WHAT YOU HAVE TO DO: Output the material below unchanged, apart from leaving out the pictures.
:::::
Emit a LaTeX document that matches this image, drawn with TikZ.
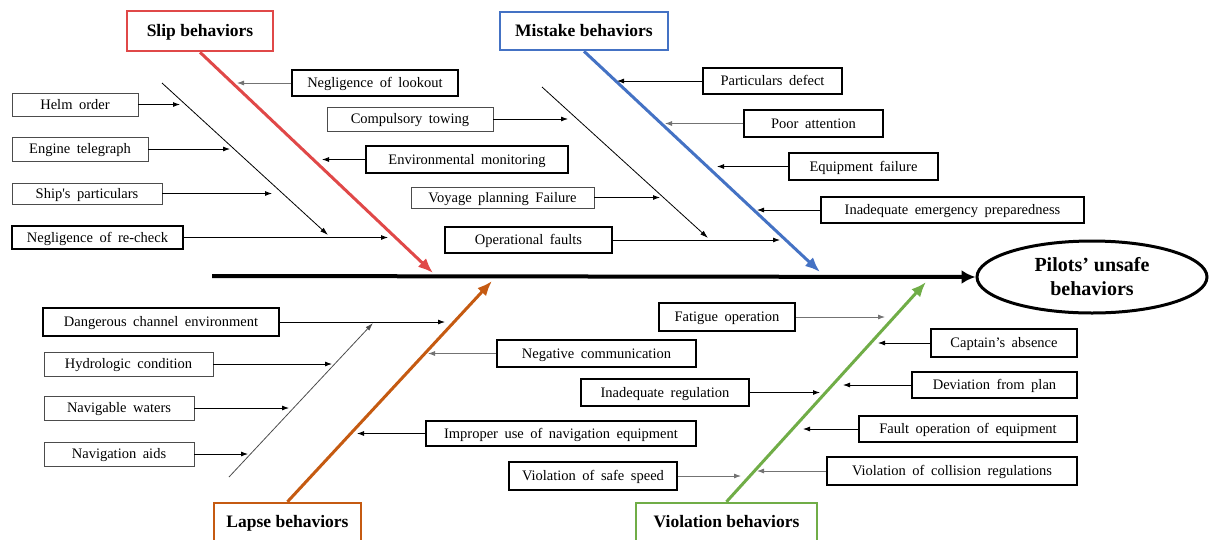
\documentclass[tikz,border=0pt]{standalone}
\usepackage{fontspec}
\setmainfont{Liberation Serif}
\usetikzlibrary{arrows.meta,shapes.geometric}
\definecolor{slipred}{HTML}{E04848}
\definecolor{mistakeblue}{HTML}{4472C4}
\definecolor{lapseorange}{HTML}{C55A11}
\definecolor{violgreen}{HTML}{70AD47}

% wider word gaps inside the cause boxes
\newcommand{\widegaps}{\spaceskip=0.45em plus 0.1em\relax}

% cause box given by its corners: [style]{name}{x1}{y1}{x2}{y2}{text}
\newcommand{\causebox}[7][thickbox]{%
  \node[#1, minimum width={(#5-#3)*1pt}, minimum height={(#6-#4)*1pt}]
    (#2) at ({(#3+#5)/2},{(#4+#6)/2}) {\widegaps #7};}
% horizontal cause arrow from a box side to a given x
\newcommand{\causearrow}[4][arr]{%
  \coordinate (#2-tip) at (#4,0);
  \draw[#1] (#2.#3) -- (#2.#3 -| #2-tip);}

\tikzset{
  box/.style={draw, inner sep=0pt, text height=11pt, text depth=2pt,
    font=\fontsize{14.5}{16}\selectfont},
  thinbox/.style={box, line width=0.8pt, draw=black!70},
  thickbox/.style={box, line width=1.5pt},
  headbox/.style={draw, line width=2.5pt, inner sep=0pt,
    text height=14pt, text depth=2.5pt,
    font=\bfseries\fontsize{17.5}{20}\selectfont},
  arr/.style={line width=0.8pt, -{Latex[length=7pt,width=5pt]}},
  grayarr/.style={arr, draw=black!55, -{Latex[length=7pt,width=5pt,fill=black!55]}},
  subbone/.style={line width=0.8pt, -{Latex[length=8pt,width=5pt]}},
  bone/.style={line width=3pt, -{Latex[length=15pt,width=12pt]}},
  spine/.style={line width=4pt, -{Latex[length=14pt,width=14pt]}},
}

\begin{document}
\begin{tikzpicture}[x=1pt,y=-1pt]
\useasboundingbox (0,0) rectangle (1210,539);
\clip (0,0) rectangle (1210,539);

% effect
\node[ellipse, draw, line width=3pt, minimum width=230pt, minimum height=72pt,
      inner sep=0pt, align=center, font=\bfseries\fontsize{20}{24}\selectfont]
  (head) at (1092,277) {Pilots’ unsafe\\behaviors};
\coordinate (tail) at (212,276);
\draw[spine] (tail) -- (head.west);

% category boxes
\node[headbox, draw=slipred, minimum width=146pt, minimum height=40pt]
  (slip) at (200,31) {Slip behaviors};
\node[headbox, draw=mistakeblue, minimum width=168pt, minimum height=38pt]
  (mistake) at (584,31) {Mistake behaviors};
\node[headbox, draw=lapseorange, minimum width=147pt, minimum height=38pt]
  (lapse) at (287.5,522) {Lapse behaviors};
\node[headbox, draw=violgreen, minimum width=181pt, minimum height=38pt]
  (violation) at (726.5,522) {Violation behaviors};

% main bones
\coordinate (slipTip) at (433,273);
\coordinate (mistakeTip) at (820,272);
\coordinate (lapseTip) at (492,281);
\coordinate (violTip) at (926,282);
\draw[bone, slipred] (slip.south) -- (slipTip);
\draw[bone, mistakeblue] (mistake.south) -- (mistakeTip);
\draw[bone, lapseorange] (lapse.north) -- (lapseTip);
\draw[bone, violgreen] (violation.north) -- (violTip);

% secondary bones
\coordinate (slipSubA) at (162,83);   \coordinate (slipSubB) at (328,235);
\coordinate (misSubA) at (542,87);    \coordinate (misSubB) at (708,238);
\coordinate (lapSubA) at (229,477);   \coordinate (lapSubB) at (373,323);
\draw[subbone] (slipSubA) -- (slipSubB);
\draw[subbone] (misSubA) -- (misSubB);
\draw[subbone, draw=black!70] (lapSubA) -- (lapSubB);

% slip causes
\causebox[thinbox]{helm}{12}{93}{138}{116}{Helm order}
\causearrow{helm}{east}{180}
\causebox[thinbox]{engine}{12}{137}{148}{161}{Engine telegraph}
\causearrow{engine}{east}{230}
\causebox[thinbox]{shipp}{12}{183}{162}{204}{Ship\textquotesingle s particulars}
\causearrow{shipp}{east}{272}
\causebox{recheck}{12}{226}{183}{249}{Negligence of re-check}
\causearrow{recheck}{east}{388}
\causebox{lookout}{292}{70}{458}{96}{Negligence of lookout}
\causearrow[grayarr]{lookout}{west}{237}
\causebox{envmon}{366}{146}{568}{173}{Environmental monitoring}
\causearrow{envmon}{west}{322}

% mistake causes
\causebox[thinbox]{towing}{327}{107}{493}{131}{Compulsory towing}
\causearrow{towing}{east}{568}
\causebox[thinbox]{voyage}{411}{187}{594}{208}{Voyage planning Failure}
\causearrow{voyage}{east}{660}
\causebox{opfault}{445}{227}{612}{253}{Operational faults}
\causearrow{opfault}{east}{780}
\causebox{partdef}{703}{68}{842}{94}{Particulars defect}
\causearrow{partdef}{west}{617}
\causebox{poorat}{744}{110}{883}{137}{Poor attention}
\causearrow[grayarr]{poorat}{west}{665}
\causebox{equip}{789}{153}{938}{180}{Equipment failure}
\causearrow{equip}{west}{717}
\causebox{emerg}{821}{197}{1084}{223}{Inadequate emergency preparedness}
\causearrow{emerg}{west}{757}

% lapse causes
\causebox{danger}{43}{308}{279}{336}{Dangerous channel environment}
\causearrow{danger}{east}{445}
\causebox[thinbox]{hydro}{44}{352}{213}{376}{Hydrologic condition}
\causearrow{hydro}{east}{332}
\causebox[thinbox]{navwater}{44}{396}{194}{420}{Navigable waters}
\causearrow{navwater}{east}{289}
\causebox[thinbox]{navaids}{44}{442}{194}{466}{Navigation aids}
\causearrow{navaids}{east}{248}
\causebox{negcomm}{497}{340}{696}{367}{Negative communication}
\causearrow[grayarr]{negcomm}{west}{428}
\causebox{improper}{426}{421}{696}{446}{Improper use of navigation equipment}
\causearrow{improper}{west}{357}

% violation causes
\causebox{fatigue}{659}{303}{795}{331}{Fatigue operation}
\causearrow[grayarr]{fatigue}{east}{885}
\causebox{inadreg}{581}{379}{749}{406}{Inadequate regulation}
\causearrow{inadreg}{east}{820}
\causebox{safespeed}{509}{462}{677}{490}{Violation of safe speed}
\causearrow[grayarr]{safespeed}{east}{741}
\causebox{captain}{931}{329}{1077}{357}{Captain’s absence}
\causearrow{captain}{west}{878}
\causebox{deviation}{912}{372}{1077}{398}{Deviation from plan}
\causearrow{deviation}{west}{843}
\causebox{faultop}{859}{416}{1077}{442}{Fault operation of equipment}
\causearrow{faultop}{west}{803}
\causebox{collision}{827}{457}{1077}{485}{Violation of collision regulations}
\causearrow[grayarr]{collision}{west}{757}
\end{tikzpicture}
\end{document}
:::::
OUTPUT OF THE EXERCISE:
Emit a LaTeX document that matches this image, drawn with TikZ.
\documentclass[tikz,border=0pt]{standalone}
\usepackage{fontspec}
\setmainfont{Liberation Serif}
\usetikzlibrary{arrows.meta,shapes.geometric}
\definecolor{slipred}{HTML}{E04848}
\definecolor{mistakeblue}{HTML}{4472C4}
\definecolor{lapseorange}{HTML}{C55A11}
\definecolor{violgreen}{HTML}{70AD47}

% wider word gaps inside the cause boxes
\newcommand{\widegaps}{\spaceskip=0.45em plus 0.1em\relax}

% cause box given by its corners: [style]{name}{x1}{y1}{x2}{y2}{text}
\newcommand{\causebox}[7][thickbox]{%
  \node[#1, minimum width={(#5-#3)*1pt}, minimum height={(#6-#4)*1pt}]
    (#2) at ({(#3+#5)/2},{(#4+#6)/2}) {\widegaps #7};}
% horizontal cause arrow from a box side to a given x
\newcommand{\causearrow}[4][arr]{%
  \coordinate (#2-tip) at (#4,0);
  \draw[#1] (#2.#3) -- (#2.#3 -| #2-tip);}

\tikzset{
  box/.style={draw, inner sep=0pt, text height=11pt, text depth=2pt,
    font=\fontsize{14.5}{16}\selectfont},
  thinbox/.style={box, line width=0.8pt, draw=black!70},
  thickbox/.style={box, line width=1.5pt},
  headbox/.style={draw, line width=2.5pt, inner sep=0pt,
    text height=14pt, text depth=2.5pt,
    font=\bfseries\fontsize{17.5}{20}\selectfont},
  arr/.style={line width=0.8pt, -{Latex[length=7pt,width=5pt]}},
  grayarr/.style={arr, draw=black!55, -{Latex[length=7pt,width=5pt,fill=black!55]}},
  subbone/.style={line width=0.8pt, -{Latex[length=8pt,width=5pt]}},
  bone/.style={line width=3pt, -{Latex[length=15pt,width=12pt]}},
  spine/.style={line width=4pt, -{Latex[length=14pt,width=14pt]}},
}

\begin{document}
\begin{tikzpicture}[x=1pt,y=-1pt]
\useasboundingbox (0,0) rectangle (1210,539);
\clip (0,0) rectangle (1210,539);

% effect
\node[ellipse, draw, line width=3pt, minimum width=230pt, minimum height=72pt,
      inner sep=0pt, align=center, font=\bfseries\fontsize{20}{24}\selectfont]
  (head) at (1092,277) {Pilots’ unsafe\\behaviors};
\coordinate (tail) at (212,276);
\draw[spine] (tail) -- (head.west);

% category boxes
\node[headbox, draw=slipred, minimum width=146pt, minimum height=40pt]
  (slip) at (200,31) {Slip behaviors};
\node[headbox, draw=mistakeblue, minimum width=168pt, minimum height=38pt]
  (mistake) at (584,31) {Mistake behaviors};
\node[headbox, draw=lapseorange, minimum width=147pt, minimum height=38pt]
  (lapse) at (287.5,522) {Lapse behaviors};
\node[headbox, draw=violgreen, minimum width=181pt, minimum height=38pt]
  (violation) at (726.5,522) {Violation behaviors};

% main bones
\coordinate (slipTip) at (433,273);
\coordinate (mistakeTip) at (820,272);
\coordinate (lapseTip) at (492,281);
\coordinate (violTip) at (926,282);
\draw[bone, slipred] (slip.south) -- (slipTip);
\draw[bone, mistakeblue] (mistake.south) -- (mistakeTip);
\draw[bone, lapseorange] (lapse.north) -- (lapseTip);
\draw[bone, violgreen] (violation.north) -- (violTip);

% secondary bones
\coordinate (slipSubA) at (162,83);   \coordinate (slipSubB) at (328,235);
\coordinate (misSubA) at (542,87);    \coordinate (misSubB) at (708,238);
\coordinate (lapSubA) at (229,477);   \coordinate (lapSubB) at (373,323);
\draw[subbone] (slipSubA) -- (slipSubB);
\draw[subbone] (misSubA) -- (misSubB);
\draw[subbone, draw=black!70] (lapSubA) -- (lapSubB);

% slip causes
\causebox[thinbox]{helm}{12}{93}{138}{116}{Helm order}
\causearrow{helm}{east}{180}
\causebox[thinbox]{engine}{12}{137}{148}{161}{Engine telegraph}
\causearrow{engine}{east}{230}
\causebox[thinbox]{shipp}{12}{183}{162}{204}{Ship\textquotesingle s particulars}
\causearrow{shipp}{east}{272}
\causebox{recheck}{12}{226}{183}{249}{Negligence of re-check}
\causearrow{recheck}{east}{388}
\causebox{lookout}{292}{70}{458}{96}{Negligence of lookout}
\causearrow[grayarr]{lookout}{west}{237}
\causebox{envmon}{366}{146}{568}{173}{Environmental monitoring}
\causearrow{envmon}{west}{322}

% mistake causes
\causebox[thinbox]{towing}{327}{107}{493}{131}{Compulsory towing}
\causearrow{towing}{east}{568}
\causebox[thinbox]{voyage}{411}{187}{594}{208}{Voyage planning Failure}
\causearrow{voyage}{east}{660}
\causebox{opfault}{445}{227}{612}{253}{Operational faults}
\causearrow{opfault}{east}{780}
\causebox{partdef}{703}{68}{842}{94}{Particulars defect}
\causearrow{partdef}{west}{617}
\causebox{poorat}{744}{110}{883}{137}{Poor attention}
\causearrow[grayarr]{poorat}{west}{665}
\causebox{equip}{789}{153}{938}{180}{Equipment failure}
\causearrow{equip}{west}{717}
\causebox{emerg}{821}{197}{1084}{223}{Inadequate emergency preparedness}
\causearrow{emerg}{west}{757}

% lapse causes
\causebox{danger}{43}{308}{279}{336}{Dangerous channel environment}
\causearrow{danger}{east}{445}
\causebox[thinbox]{hydro}{44}{352}{213}{376}{Hydrologic condition}
\causearrow{hydro}{east}{332}
\causebox[thinbox]{navwater}{44}{396}{194}{420}{Navigable waters}
\causearrow{navwater}{east}{289}
\causebox[thinbox]{navaids}{44}{442}{194}{466}{Navigation aids}
\causearrow{navaids}{east}{248}
\causebox{negcomm}{497}{340}{696}{367}{Negative communication}
\causearrow[grayarr]{negcomm}{west}{428}
\causebox{improper}{426}{421}{696}{446}{Improper use of navigation equipment}
\causearrow{improper}{west}{357}

% violation causes
\causebox{fatigue}{659}{303}{795}{331}{Fatigue operation}
\causearrow[grayarr]{fatigue}{east}{885}
\causebox{inadreg}{581}{379}{749}{406}{Inadequate regulation}
\causearrow{inadreg}{east}{820}
\causebox{safespeed}{509}{462}{677}{490}{Violation of safe speed}
\causearrow[grayarr]{safespeed}{east}{741}
\causebox{captain}{931}{329}{1077}{357}{Captain’s absence}
\causearrow{captain}{west}{878}
\causebox{deviation}{912}{372}{1077}{398}{Deviation from plan}
\causearrow{deviation}{west}{843}
\causebox{faultop}{859}{416}{1077}{442}{Fault operation of equipment}
\causearrow{faultop}{west}{803}
\causebox{collision}{827}{457}{1077}{485}{Violation of collision regulations}
\causearrow[grayarr]{collision}{west}{757}
\end{tikzpicture}
\end{document}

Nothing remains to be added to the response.